Repeat the data word for word. Do not include the pictures.

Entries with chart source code
☆ ☆ ☆ ☆ ☆

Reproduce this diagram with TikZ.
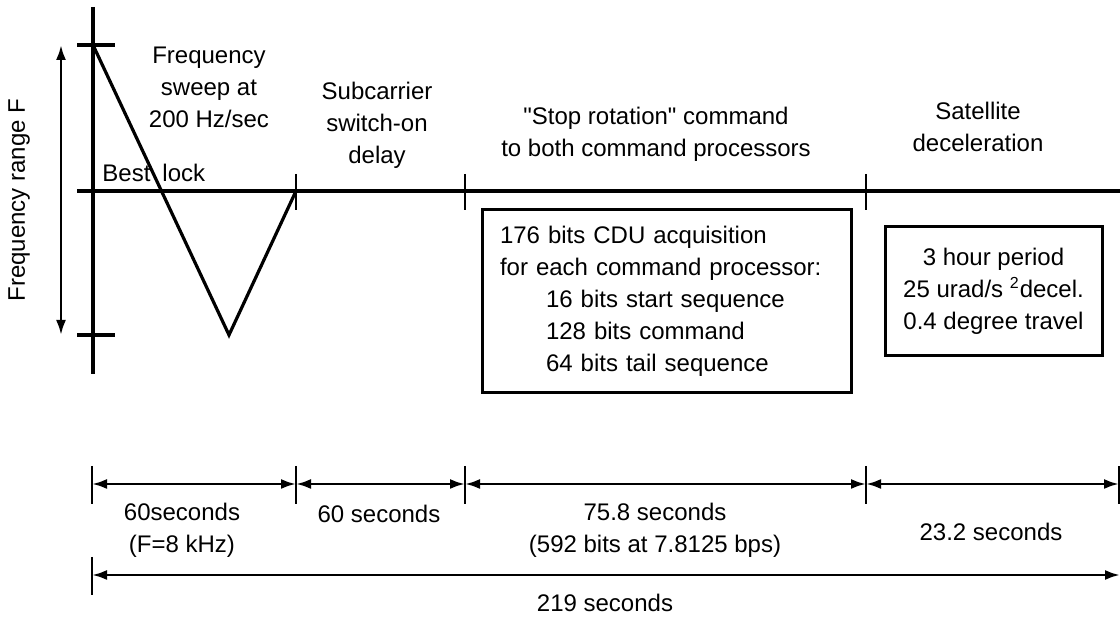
\documentclass[tikz,border=0pt]{standalone}
\usepackage{fontspec}
\setmainfont{Liberation Sans}[Ligatures=TeXOff]
\usetikzlibrary{arrows.meta,positioning}

\begin{document}
\begin{tikzpicture}[x=0.5pt, y=-0.5pt, >={Latex[length=7.5pt,width=5pt]},
    font=\fontsize{12}{16}\selectfont,
    axis/.style={line width=1.6pt},
    tick/.style={line width=1.2pt},
    dim/.style={<->, line width=1.3pt},
    lbl/.style={align=center, inner sep=0pt},
    infobox/.style={draw, line width=1.5pt, inner sep=0pt}]
    \useasboundingbox (0,0) rectangle (1120,619);
    % frequency axis and sweep
    \coordinate (top) at (93,45);
    \coordinate (low) at (229,335);
    \coordinate (lock) at (296,191);
    \draw[axis] (93,7) -- (93,374);
    \draw[axis] (77,45) -- (115,45);
    \draw[axis] (77,335) -- (115,335);
    \draw[axis] (77,191) -- (1120,191);
    \draw[axis] (top) -- (low) -- (lock);
    \foreach \x in {296,465,866}
        \draw[tick] (\x,174) -- (\x,210);
    \coordinate (fhi) at (61,45);
    \coordinate (flo) at (61,335);
    \draw[dim] (fhi) -- (flo);
    \node[lbl, rotate=90] (frange) at (19,200) {Frequency range F};
    \node[lbl, anchor=west] (best) at (102,173) {Best\hspace{6pt}lock};
    % phase labels
    \node[lbl] (sweep) at (209,87) {Frequency\\sweep at\\200 Hz/sec};
    \node[lbl] (delay) at (377,125) {Subcarrier\\switch-on\\delay};
    \node[lbl] (stop) at (656,134) {"Stop rotation" command\\to both command processors};
    \node[lbl] (decel) at (978,127) {Satellite\\deceleration};
    % boxes
    \node[infobox, minimum height=91.5pt, text width=166.5pt, inner xsep=9pt, align=left] (cdu) at (666.5,301.5)
        {176 bits CDU acquisition\\for each command processor:\\
         \hspace*{23pt}16 bits start sequence\\\hspace*{23pt}128 bits command\\\hspace*{23pt}64 bits tail sequence};
    \node[infobox, minimum width=108.5pt, minimum height=64.5pt, align=center] (period) at (993.5,291.5)
        {3 hour period\\25 urad/s \textsuperscript{2}decel.\\0.4 degree travel};
    % durations
    \foreach \x [count=\i from 0] in {92,296,465,866,1119} {
        \draw[tick] (\x,466) -- (\x,504);
        \coordinate (d\i) at (\x,484);
    }
    \draw[dim] (d0) -- (d1);
    \draw[dim] (d1) -- (d2);
    \draw[dim] (d2) -- (d3);
    \draw[dim] (d3) -- (d4);
    \node[lbl] (t1) at (182,530) {60seconds\\(F=8 kHz)};
    \node[lbl] (t2) at (379,514) {60 seconds};
    \node[lbl] (t3) at (655,530) {75.8 seconds\\(592 bits at 7.8125 bps)};
    \node[lbl] (t4) at (991,532) {23.2 seconds};
    \draw[tick] (92,557) -- (92,595);
    \coordinate (s0) at (92,575);
    \coordinate (s1) at (1120,575);
    \draw[dim] (s0) -- (s1);
    \node[lbl] (total) at (605,603) {219 seconds};
\end{tikzpicture}
\end{document}
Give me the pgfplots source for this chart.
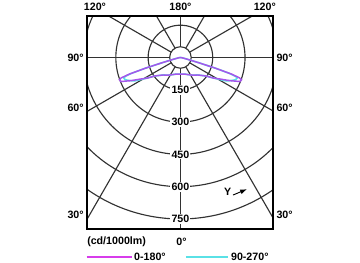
\documentclass[border=0pt]{standalone}
\usepackage{fontspec}
\setmainfont{Liberation Sans}
\usepackage{pgfplots}
\usepackage{pgfplotstable}
\pgfplotsset{compat=1.18}
\definecolor{gridc}{RGB}{50,50,50}
\definecolor{curveA}{RGB}{165,85,235}
\definecolor{legA}{RGB}{215,60,235}
\definecolor{curveB}{RGB}{90,225,230}

% angle in math degrees (0 deg of the diagram points down = 270), r in cd/1000lm
\pgfplotstableread{
ang r
180 0
190 8
194 30
196 90
197 170
198 250
199 290
200 302
202 298
205 255
208 215
212 180
216 146
225 115
235 100
244 89
255 80
270 77
285 80
296 89
305 100
315 115
324 146
328 180
332 215
335 255
338 298
340 302
341 290
342 250
343 170
344 90
346 30
350 8
360 0
}\dataA

\pgfplotstableread{
ang r
180 0
190 8
194 30
196 90
197 170
198 240
199 272
200 280
202 276
204 262
207 240
210 200
212 180
216 146
225 115
235 100
244 89
255 80
270 77
285 80
296 89
305 100
315 115
324 146
328 180
330 200
333 240
336 262
338 276
340 280
341 272
342 240
343 170
344 90
346 30
350 8
360 0
}\dataB

\begin{document}
\begin{tikzpicture}[font=\fontsize{8}{10}\selectfont\bfseries]
\begin{axis}[
  x=0.1615pt, y=0.1615pt,
  xmin=-432, xmax=432, ymin=-797, ymax=193,
  axis lines=box, ticks=none,
  axis line style={line width=1.5pt, black},
  axis on top=true,
  clip=true,
  after end axis/.code={
    \node at (axis cs:0,234) {180°};
    \node at (axis cs:-397,234) {120°};
    \node at (axis cs:392,234) {120°};
    \node[anchor=east, inner sep=1pt] at (axis cs:-442,0) {90°};
    \node[anchor=east, inner sep=1pt] at (axis cs:-442,-234) {60°};
    \node[anchor=east, inner sep=1pt] at (axis cs:-442,-731) {30°};
    \node[anchor=west, inner sep=1pt] at (axis cs:439,0) {90°};
    \node[anchor=west, inner sep=1pt] at (axis cs:439,-234) {60°};
    \node[anchor=west, inner sep=1pt] at (axis cs:439,-731) {30°};
    \node[anchor=west, inner sep=0pt] at (axis cs:-434,-857) {(cd/1000lm)};
    \node at (axis cs:5,-857) {0°};
    \node[anchor=west, inner sep=0pt] at (axis cs:-216,-928) {0-180°};
    \node[anchor=west, inner sep=0pt] at (axis cs:234,-928) {90-270°};
    \coordinate (la1) at (axis cs:-436,-928);
    \coordinate (la2) at (axis cs:-224,-928);
    \coordinate (lb1) at (axis cs:25,-928);
    \coordinate (lb2) at (axis cs:221,-928);
    \coordinate (bl) at (axis cs:-838,-950);
    \coordinate (tr) at (axis cs:834,267);
  },
]
% polar grid
\pgfplotsinvokeforeach{0,30,60,90,120,150,180,210,240,270,300,330}{
  \draw[gridc, line width=0.85pt] ({50*cos(#1)},{50*sin(#1)}) -- ({1200*cos(#1)},{1200*sin(#1)});
}
\pgfplotsinvokeforeach{50,150,300,450,600,750}{
  \draw[gridc, line width=0.85pt] (axis cs:0,0) circle[radius=#1];
}
\pgfplotsinvokeforeach{150,300,450,600,750}{
  \node[fill=white, inner sep=0.8pt] at (axis cs:0,-#1) {#1};
}
\node at (axis cs:219,-625) {Y};
\draw[-latex, black, line width=0.7pt] (axis cs:244,-639) -- (axis cs:308,-612);
% curves
\addplot[curveB, line width=1.2pt, data cs=polar] table[x=ang, y=r] {\dataB};
\addplot[curveA, line width=1.1pt, data cs=polar] table[x=ang, y=r] {\dataA};
\end{axis}
\draw[draw=legA, line width=1.5pt] (la1) -- (la2);
\draw[draw=curveB, line width=1.5pt] (lb1) -- (lb2);
\pgfresetboundingbox
\useasboundingbox (bl) rectangle (tr);
\end{tikzpicture}
\end{document}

☆ ☆ ☆ ☆ ☆

▶ Written answer:
Reproduce this diagram with TikZ.
\documentclass[tikz,border=0pt]{standalone}
\usepackage{fontspec}
\setmainfont{Liberation Sans}[Ligatures=TeXOff]
\usetikzlibrary{arrows.meta,positioning}

\begin{document}
\begin{tikzpicture}[x=0.5pt, y=-0.5pt, >={Latex[length=7.5pt,width=5pt]},
    font=\fontsize{12}{16}\selectfont,
    axis/.style={line width=1.6pt},
    tick/.style={line width=1.2pt},
    dim/.style={<->, line width=1.3pt},
    lbl/.style={align=center, inner sep=0pt},
    infobox/.style={draw, line width=1.5pt, inner sep=0pt}]
    \useasboundingbox (0,0) rectangle (1120,619);
    % frequency axis and sweep
    \coordinate (top) at (93,45);
    \coordinate (low) at (229,335);
    \coordinate (lock) at (296,191);
    \draw[axis] (93,7) -- (93,374);
    \draw[axis] (77,45) -- (115,45);
    \draw[axis] (77,335) -- (115,335);
    \draw[axis] (77,191) -- (1120,191);
    \draw[axis] (top) -- (low) -- (lock);
    \foreach \x in {296,465,866}
        \draw[tick] (\x,174) -- (\x,210);
    \coordinate (fhi) at (61,45);
    \coordinate (flo) at (61,335);
    \draw[dim] (fhi) -- (flo);
    \node[lbl, rotate=90] (frange) at (19,200) {Frequency range F};
    \node[lbl, anchor=west] (best) at (102,173) {Best\hspace{6pt}lock};
    % phase labels
    \node[lbl] (sweep) at (209,87) {Frequency\\sweep at\\200 Hz/sec};
    \node[lbl] (delay) at (377,125) {Subcarrier\\switch-on\\delay};
    \node[lbl] (stop) at (656,134) {"Stop rotation" command\\to both command processors};
    \node[lbl] (decel) at (978,127) {Satellite\\deceleration};
    % boxes
    \node[infobox, minimum height=91.5pt, text width=166.5pt, inner xsep=9pt, align=left] (cdu) at (666.5,301.5)
        {176 bits CDU acquisition\\for each command processor:\\
         \hspace*{23pt}16 bits start sequence\\\hspace*{23pt}128 bits command\\\hspace*{23pt}64 bits tail sequence};
    \node[infobox, minimum width=108.5pt, minimum height=64.5pt, align=center] (period) at (993.5,291.5)
        {3 hour period\\25 urad/s \textsuperscript{2}decel.\\0.4 degree travel};
    % durations
    \foreach \x [count=\i from 0] in {92,296,465,866,1119} {
        \draw[tick] (\x,466) -- (\x,504);
        \coordinate (d\i) at (\x,484);
    }
    \draw[dim] (d0) -- (d1);
    \draw[dim] (d1) -- (d2);
    \draw[dim] (d2) -- (d3);
    \draw[dim] (d3) -- (d4);
    \node[lbl] (t1) at (182,530) {60seconds\\(F=8 kHz)};
    \node[lbl] (t2) at (379,514) {60 seconds};
    \node[lbl] (t3) at (655,530) {75.8 seconds\\(592 bits at 7.8125 bps)};
    \node[lbl] (t4) at (991,532) {23.2 seconds};
    \draw[tick] (92,557) -- (92,595);
    \coordinate (s0) at (92,575);
    \coordinate (s1) at (1120,575);
    \draw[dim] (s0) -- (s1);
    \node[lbl] (total) at (605,603) {219 seconds};
\end{tikzpicture}
\end{document}
Give me the pgfplots source for this chart.
\documentclass[border=0pt]{standalone}
\usepackage{fontspec}
\setmainfont{Liberation Sans}
\usepackage{pgfplots}
\usepackage{pgfplotstable}
\pgfplotsset{compat=1.18}
\definecolor{gridc}{RGB}{50,50,50}
\definecolor{curveA}{RGB}{165,85,235}
\definecolor{legA}{RGB}{215,60,235}
\definecolor{curveB}{RGB}{90,225,230}

% angle in math degrees (0 deg of the diagram points down = 270), r in cd/1000lm
\pgfplotstableread{
ang r
180 0
190 8
194 30
196 90
197 170
198 250
199 290
200 302
202 298
205 255
208 215
212 180
216 146
225 115
235 100
244 89
255 80
270 77
285 80
296 89
305 100
315 115
324 146
328 180
332 215
335 255
338 298
340 302
341 290
342 250
343 170
344 90
346 30
350 8
360 0
}\dataA

\pgfplotstableread{
ang r
180 0
190 8
194 30
196 90
197 170
198 240
199 272
200 280
202 276
204 262
207 240
210 200
212 180
216 146
225 115
235 100
244 89
255 80
270 77
285 80
296 89
305 100
315 115
324 146
328 180
330 200
333 240
336 262
338 276
340 280
341 272
342 240
343 170
344 90
346 30
350 8
360 0
}\dataB

\begin{document}
\begin{tikzpicture}[font=\fontsize{8}{10}\selectfont\bfseries]
\begin{axis}[
  x=0.1615pt, y=0.1615pt,
  xmin=-432, xmax=432, ymin=-797, ymax=193,
  axis lines=box, ticks=none,
  axis line style={line width=1.5pt, black},
  axis on top=true,
  clip=true,
  after end axis/.code={
    \node at (axis cs:0,234) {180°};
    \node at (axis cs:-397,234) {120°};
    \node at (axis cs:392,234) {120°};
    \node[anchor=east, inner sep=1pt] at (axis cs:-442,0) {90°};
    \node[anchor=east, inner sep=1pt] at (axis cs:-442,-234) {60°};
    \node[anchor=east, inner sep=1pt] at (axis cs:-442,-731) {30°};
    \node[anchor=west, inner sep=1pt] at (axis cs:439,0) {90°};
    \node[anchor=west, inner sep=1pt] at (axis cs:439,-234) {60°};
    \node[anchor=west, inner sep=1pt] at (axis cs:439,-731) {30°};
    \node[anchor=west, inner sep=0pt] at (axis cs:-434,-857) {(cd/1000lm)};
    \node at (axis cs:5,-857) {0°};
    \node[anchor=west, inner sep=0pt] at (axis cs:-216,-928) {0-180°};
    \node[anchor=west, inner sep=0pt] at (axis cs:234,-928) {90-270°};
    \coordinate (la1) at (axis cs:-436,-928);
    \coordinate (la2) at (axis cs:-224,-928);
    \coordinate (lb1) at (axis cs:25,-928);
    \coordinate (lb2) at (axis cs:221,-928);
    \coordinate (bl) at (axis cs:-838,-950);
    \coordinate (tr) at (axis cs:834,267);
  },
]
% polar grid
\pgfplotsinvokeforeach{0,30,60,90,120,150,180,210,240,270,300,330}{
  \draw[gridc, line width=0.85pt] ({50*cos(#1)},{50*sin(#1)}) -- ({1200*cos(#1)},{1200*sin(#1)});
}
\pgfplotsinvokeforeach{50,150,300,450,600,750}{
  \draw[gridc, line width=0.85pt] (axis cs:0,0) circle[radius=#1];
}
\pgfplotsinvokeforeach{150,300,450,600,750}{
  \node[fill=white, inner sep=0.8pt] at (axis cs:0,-#1) {#1};
}
\node at (axis cs:219,-625) {Y};
\draw[-latex, black, line width=0.7pt] (axis cs:244,-639) -- (axis cs:308,-612);
% curves
\addplot[curveB, line width=1.2pt, data cs=polar] table[x=ang, y=r] {\dataB};
\addplot[curveA, line width=1.1pt, data cs=polar] table[x=ang, y=r] {\dataA};
\end{axis}
\draw[draw=legA, line width=1.5pt] (la1) -- (la2);
\draw[draw=curveB, line width=1.5pt] (lb1) -- (lb2);
\pgfresetboundingbox
\useasboundingbox (bl) rectangle (tr);
\end{tikzpicture}
\end{document}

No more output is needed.